Code that draws figures
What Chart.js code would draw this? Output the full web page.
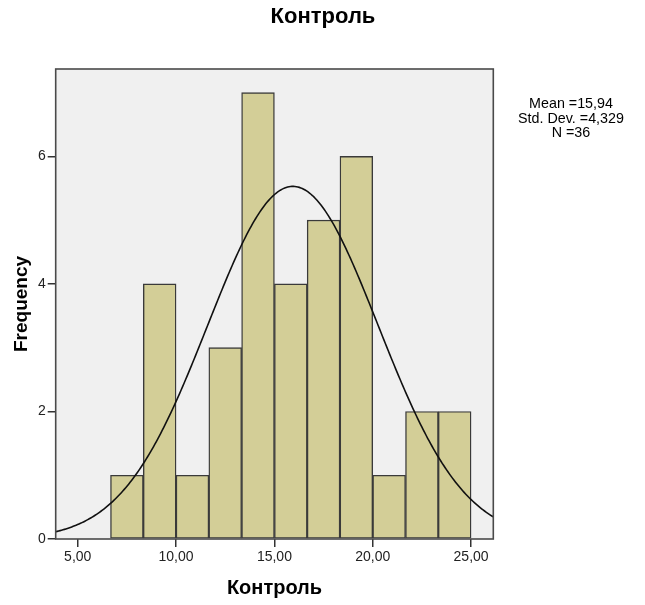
<!DOCTYPE html>
<html>
<head>
<meta charset="utf-8">
<script src="https://cdn.jsdelivr.net/npm/chart.js@4/dist/chart.umd.min.js"></script>
<style>
html,body{margin:0;padding:0;background:#fff;}
#wrap{position:relative;width:645px;height:605px;}
</style>
</head>
<body>
<div id="wrap"><canvas id="c" width="645" height="605"></canvas></div>
<script>
// ---- data ----
const chartTitle = "Контроль";
const xTitle = "Контроль";
const yTitle = "Frequency";
const binCenters = [7.5, 9.1667, 10.8333, 12.5, 14.1667, 15.8333, 17.5, 19.1667, 20.8333, 22.5, 24.1667];
const frequencies = [1, 4, 1, 3, 7, 4, 5, 6, 1, 2, 2];
const xTickValues = [5, 10, 15, 20, 25];
const yTickValues = [0, 2, 4, 6];
const statMean = 15.94;
const statSD = 4.329;
const statN = 36;
const binWidth = 1.6667;
const statLines = ["Mean =15,94", "Std. Dev. =4,329", "N =36"];
const xMin = 3.88, xMax = 26.13, yMax = 7.37;

// fitted normal curve defined by the stated Mean / Std. Dev. / N
const curve = [];
for (let i = 0; i <= 300; i++) {
  const x = xMin + (xMax - xMin) * i / 300;
  const z = (x - statMean) / statSD;
  curve.push({x: x, y: statN * binWidth / (statSD * Math.sqrt(2 * Math.PI)) * Math.exp(-0.5 * z * z)});
}
const barData = binCenters.map((c, i) => ({x: c, y: frequencies[i]}));

const FONT = "'Liberation Sans', Arial, sans-serif";

const decor = {
  id: 'decor',
  beforeDatasetsDraw(chart) {
    const {ctx, chartArea: a} = chart;
    ctx.save();
    ctx.fillStyle = '#f0f0f0';
    ctx.fillRect(a.left, a.top, a.right - a.left, a.bottom - a.top);
    ctx.restore();
  },
  afterDraw(chart) {
    const {ctx, chartArea: a} = chart;
    ctx.save();
    ctx.strokeStyle = '#4a4a4a';
    ctx.lineWidth = 1.6;
    ctx.strokeRect(a.left, a.top, a.right - a.left, a.bottom - a.top);
    ctx.fillStyle = '#000';
    ctx.textAlign = 'center';
    ctx.textBaseline = 'middle';
    ctx.font = "bold 22px " + FONT;
    ctx.fillText(chartTitle, 323, 17);
    ctx.font = "14.3px " + FONT;
    statLines.forEach((t, i) => ctx.fillText(t, 571, 104.5 + i * 14.5));
    ctx.restore();
  }
};

new Chart(document.getElementById('c'), {
  type: 'bar',
  data: {
    datasets: [
      {
        type: 'line',
        data: curve,
        borderColor: '#111',
        borderWidth: 1.6,
        pointRadius: 0,
        fill: false,
        tension: 0,
        order: 0
      },
      {
        type: 'bar',
        data: barData,
        backgroundColor: '#d3ce97',
        borderColor: '#3a3a3a',
        borderWidth: 1.4,
        borderSkipped: false,
        barPercentage: 1,
        categoryPercentage: 1,
        order: 1
      }
    ]
  },
  options: {
    responsive: false,
    animation: false,
    layout: {padding: {top: 69, right: 151.7, left: 0, bottom: 0}},
    plugins: {legend: {display: false}, tooltip: {enabled: false}, title: {display: false}},
    scales: {
      x: {
        type: 'linear',
        min: xMin, max: xMax,
        offset: false,
        afterFit: s => { s.height = 66; },
        afterBuildTicks: s => { s.ticks = xTickValues.map(v => ({value: v})); },
        grid: {display: true, offset: false, drawOnChartArea: false, drawTicks: true, tickLength: 8, color: '#333', lineWidth: 1.5},
        border: {display: false},
        ticks: {
          padding: 2, color: '#222', font: {family: FONT, size: 14},
          maxRotation: 0,
          callback: v => v.toFixed(2).replace('.', ',')
        },
        title: {display: true, text: xTitle, color: '#000', font: {family: FONT, size: 20, weight: 'bold'}, padding: {top: 0, bottom: 5}}
      },
      y: {
        type: 'linear',
        min: 0, max: yMax,
        afterFit: s => { s.width = 55.7; },
        afterBuildTicks: s => { s.ticks = yTickValues.map(v => ({value: v})); },
        grid: {display: true, drawOnChartArea: false, drawTicks: true, tickLength: 8, color: '#333', lineWidth: 1.5},
        border: {display: false},
        ticks: {padding: 2, color: '#222', font: {family: FONT, size: 14}},
        title: {display: true, text: yTitle, color: '#000', font: {family: FONT, size: 19, weight: 'bold'}, padding: {top: 10.5, bottom: 0}}
      }
    }
  },
  plugins: [decor]
});
</script>
</body>
</html>
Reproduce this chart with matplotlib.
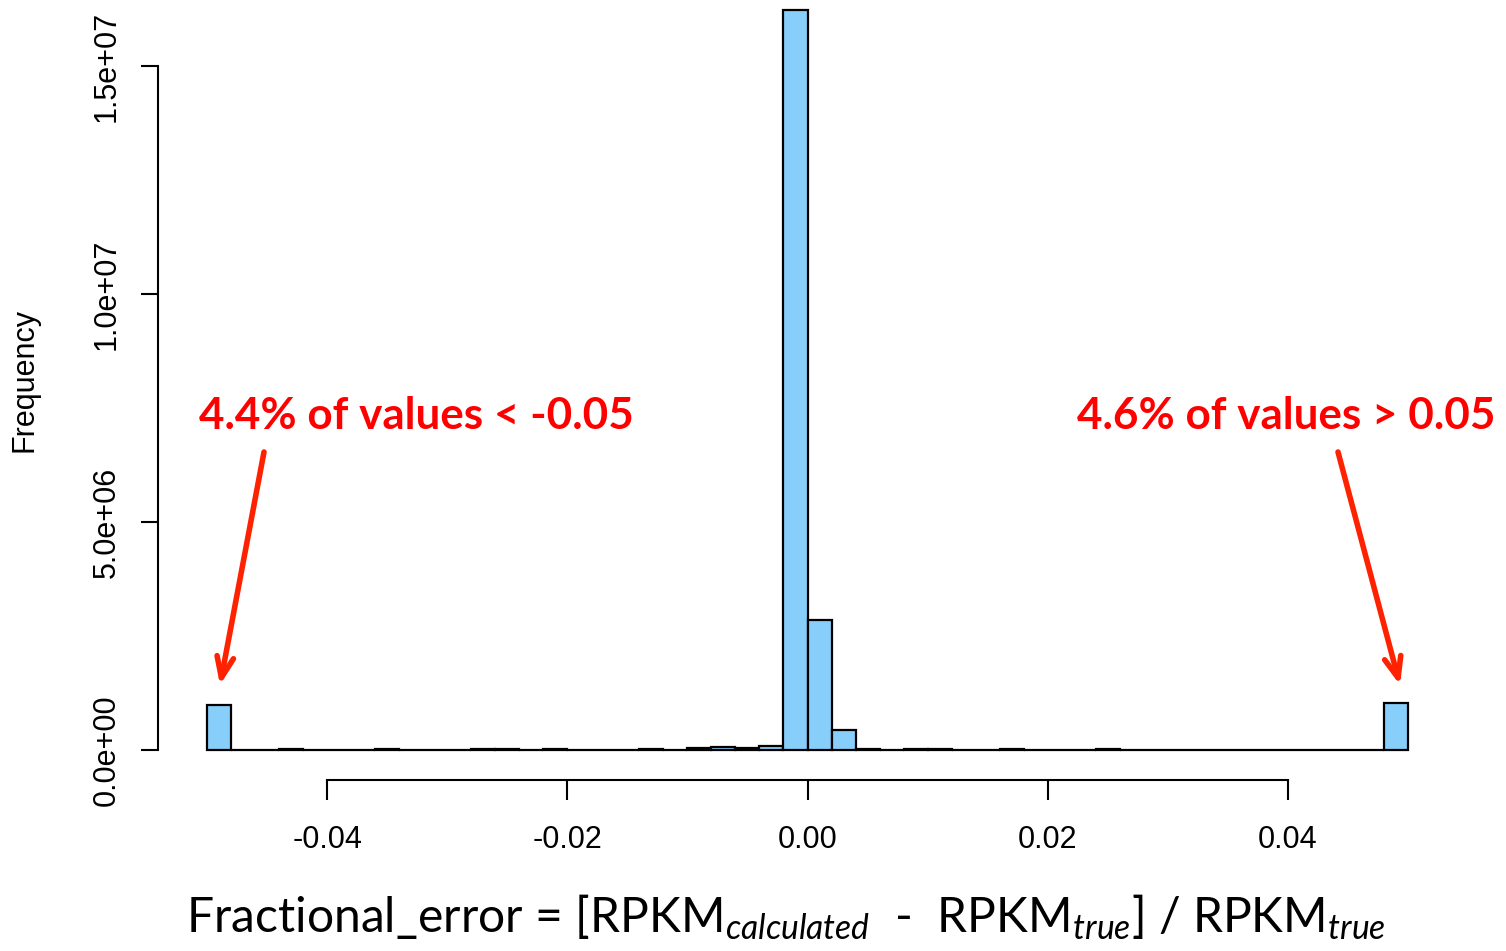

AIM OF THE TASK
All of the lines above should be printed exactly, minus the pictures.

RESPONSE TO THIS EXERCISE
What Chart.js code would draw this? Output the full web page.
<!DOCTYPE html>
<html>
<head>
<meta charset="utf-8">
<script src="https://cdn.jsdelivr.net/npm/chart.js@4/dist/chart.umd.min.js"></script>
<style>
html,body{margin:0;padding:0;background:#fff;}
#wrap{position:relative;width:645px;height:605px;}
</style>
</head>
<body>
<div id="wrap"><canvas id="c" width="645" height="605"></canvas></div>
<script>
// ---- data ----
const chartTitle = "Контроль";
const xTitle = "Контроль";
const yTitle = "Frequency";
const binCenters = [7.5, 9.1667, 10.8333, 12.5, 14.1667, 15.8333, 17.5, 19.1667, 20.8333, 22.5, 24.1667];
const frequencies = [1, 4, 1, 3, 7, 4, 5, 6, 1, 2, 2];
const xTickValues = [5, 10, 15, 20, 25];
const yTickValues = [0, 2, 4, 6];
const statMean = 15.94;
const statSD = 4.329;
const statN = 36;
const binWidth = 1.6667;
const statLines = ["Mean =15,94", "Std. Dev. =4,329", "N =36"];
const xMin = 3.88, xMax = 26.13, yMax = 7.37;

// fitted normal curve defined by the stated Mean / Std. Dev. / N
const curve = [];
for (let i = 0; i <= 300; i++) {
  const x = xMin + (xMax - xMin) * i / 300;
  const z = (x - statMean) / statSD;
  curve.push({x: x, y: statN * binWidth / (statSD * Math.sqrt(2 * Math.PI)) * Math.exp(-0.5 * z * z)});
}
const barData = binCenters.map((c, i) => ({x: c, y: frequencies[i]}));

const FONT = "'Liberation Sans', Arial, sans-serif";

const decor = {
  id: 'decor',
  beforeDatasetsDraw(chart) {
    const {ctx, chartArea: a} = chart;
    ctx.save();
    ctx.fillStyle = '#f0f0f0';
    ctx.fillRect(a.left, a.top, a.right - a.left, a.bottom - a.top);
    ctx.restore();
  },
  afterDraw(chart) {
    const {ctx, chartArea: a} = chart;
    ctx.save();
    ctx.strokeStyle = '#4a4a4a';
    ctx.lineWidth = 1.6;
    ctx.strokeRect(a.left, a.top, a.right - a.left, a.bottom - a.top);
    ctx.fillStyle = '#000';
    ctx.textAlign = 'center';
    ctx.textBaseline = 'middle';
    ctx.font = "bold 22px " + FONT;
    ctx.fillText(chartTitle, 323, 17);
    ctx.font = "14.3px " + FONT;
    statLines.forEach((t, i) => ctx.fillText(t, 571, 104.5 + i * 14.5));
    ctx.restore();
  }
};

new Chart(document.getElementById('c'), {
  type: 'bar',
  data: {
    datasets: [
      {
        type: 'line',
        data: curve,
        borderColor: '#111',
        borderWidth: 1.6,
        pointRadius: 0,
        fill: false,
        tension: 0,
        order: 0
      },
      {
        type: 'bar',
        data: barData,
        backgroundColor: '#d3ce97',
        borderColor: '#3a3a3a',
        borderWidth: 1.4,
        borderSkipped: false,
        barPercentage: 1,
        categoryPercentage: 1,
        order: 1
      }
    ]
  },
  options: {
    responsive: false,
    animation: false,
    layout: {padding: {top: 69, right: 151.7, left: 0, bottom: 0}},
    plugins: {legend: {display: false}, tooltip: {enabled: false}, title: {display: false}},
    scales: {
      x: {
        type: 'linear',
        min: xMin, max: xMax,
        offset: false,
        afterFit: s => { s.height = 66; },
        afterBuildTicks: s => { s.ticks = xTickValues.map(v => ({value: v})); },
        grid: {display: true, offset: false, drawOnChartArea: false, drawTicks: true, tickLength: 8, color: '#333', lineWidth: 1.5},
        border: {display: false},
        ticks: {
          padding: 2, color: '#222', font: {family: FONT, size: 14},
          maxRotation: 0,
          callback: v => v.toFixed(2).replace('.', ',')
        },
        title: {display: true, text: xTitle, color: '#000', font: {family: FONT, size: 20, weight: 'bold'}, padding: {top: 0, bottom: 5}}
      },
      y: {
        type: 'linear',
        min: 0, max: yMax,
        afterFit: s => { s.width = 55.7; },
        afterBuildTicks: s => { s.ticks = yTickValues.map(v => ({value: v})); },
        grid: {display: true, drawOnChartArea: false, drawTicks: true, tickLength: 8, color: '#333', lineWidth: 1.5},
        border: {display: false},
        ticks: {padding: 2, color: '#222', font: {family: FONT, size: 14}},
        title: {display: true, text: yTitle, color: '#000', font: {family: FONT, size: 19, weight: 'bold'}, padding: {top: 10.5, bottom: 0}}
      }
    }
  },
  plugins: [decor]
});
</script>
</body>
</html>
Reproduce this chart with matplotlib.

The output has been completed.